Responsável, na opinião dos ministros do Supremo, pela distribuição do dinheiro dos empréstimos fraudulentos obtidos junto ao Banco Rural, Simone Vasconcelos foi condenada a sete anos e sete meses de prisão, em regime semiaberto, mais o pagamento de multa no valor de quase R$ 600 mil.
"Simone executava materialmente as operações de lavagem de dinheiro realizadas pelo denominado núcleo publicitário ou operacional, liderado por Marcos Valério, chegando a, por exemplo, comparecer inúmeras vezes em agências do Banco Rural para realizar repasses de valores lavados em conluio com a instituição financeira", afirmou o relator.

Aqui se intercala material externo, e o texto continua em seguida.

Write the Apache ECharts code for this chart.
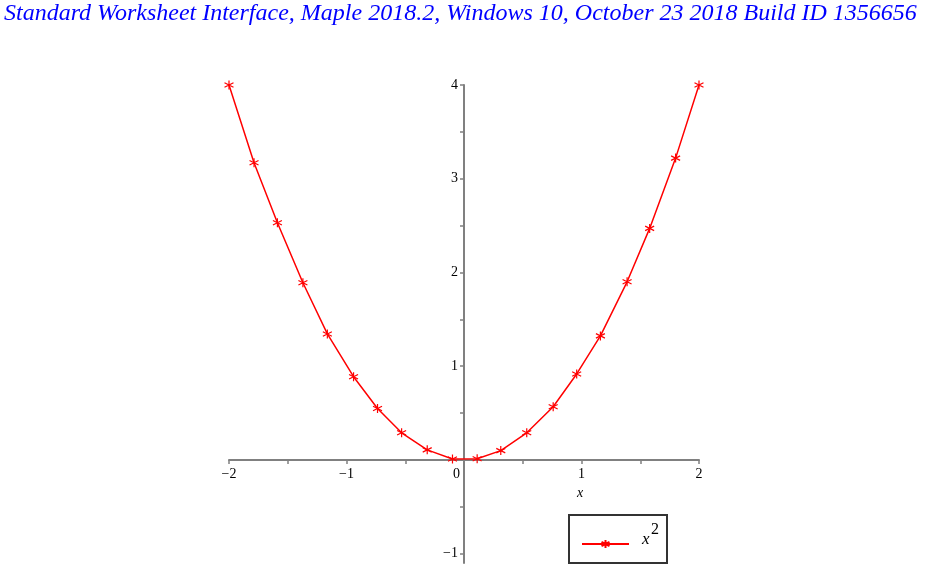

A ex-gerente financeira da SMP&B Geiza Dias, que foi absolvida pela maioria dos ministros, chega a constar na dosimetria proposta por Joaquim Barbosa. Na opinião do relator, ela teria de cumprir seis anos e 11 meses de prisão.
Banco Rural
A ex-presidente e acionista do Banco Rural, Kátia Rabello, e o ex-vice-presidente José Roberto Salgado foram condenados na semana passada, por unanimidade, pelo crime de lavagem de dinheiro. Barbosa propôs dez anos de prisão a ambos. No caso de Kátia, haveria ainda o pagamento de R$ 2,3 milhões em multa. Já para Salgado, seria R$ 1,5 milhão.
A precipitação na divulgação do voto do ministro pode ser verificada no item referente a Vinícius Samarane, ex-diretor e atual vice-presidente do Rural. Em vez de descrever o crime cometido e a pena que seria aplicada ao executivo, Barbosa "colou" as mesmas justificativas aplicadas a Kátia Rabello e José Roberto Salgado. Dessa forma, não é possível, ainda, saber qual será a proposta de punição a Samarane.
Dosimetria
Antes do início do julgamento, Joaquim Barbosa propôs, em plenário, que as dosimetrias fossem discutidas apenas ao final do julgamento. O único a adiantar o tamanho das penas foi o ministro Cezar Peluso, que se aposentou no início do mês. A dosimetria, então, foi proferida apenas em relação ao primeiro capítulo analisado, sobre desvios no Banco do Brasil e na Câmara dos Deputados.
Peluso pediu a condenação do deputado João Paulo Cunha (PT-SP) a seis anos de prisão, além da perda do mandato, por corrupção passiva e peculato. Para Marcos Valério, em razão de desvios tanto na Câmara quanto no BB, Peluso sugeriu 16 anos de reclusão em regime fechado. Aos sócios dele - Cristiano Paz e Ramon Hollerbach -, o ministro propôs dez anos de prisão, para cada, também em regime fechado.
Em relação ao ex-diretor do BB Henrique Pizolatto, Peluso pediu a condenação a 12 anos e um mês de prisão por corrupção passiva, peculato e lavagem de dinheiro, além do pagamento de multa no valor de R$ 121 mil.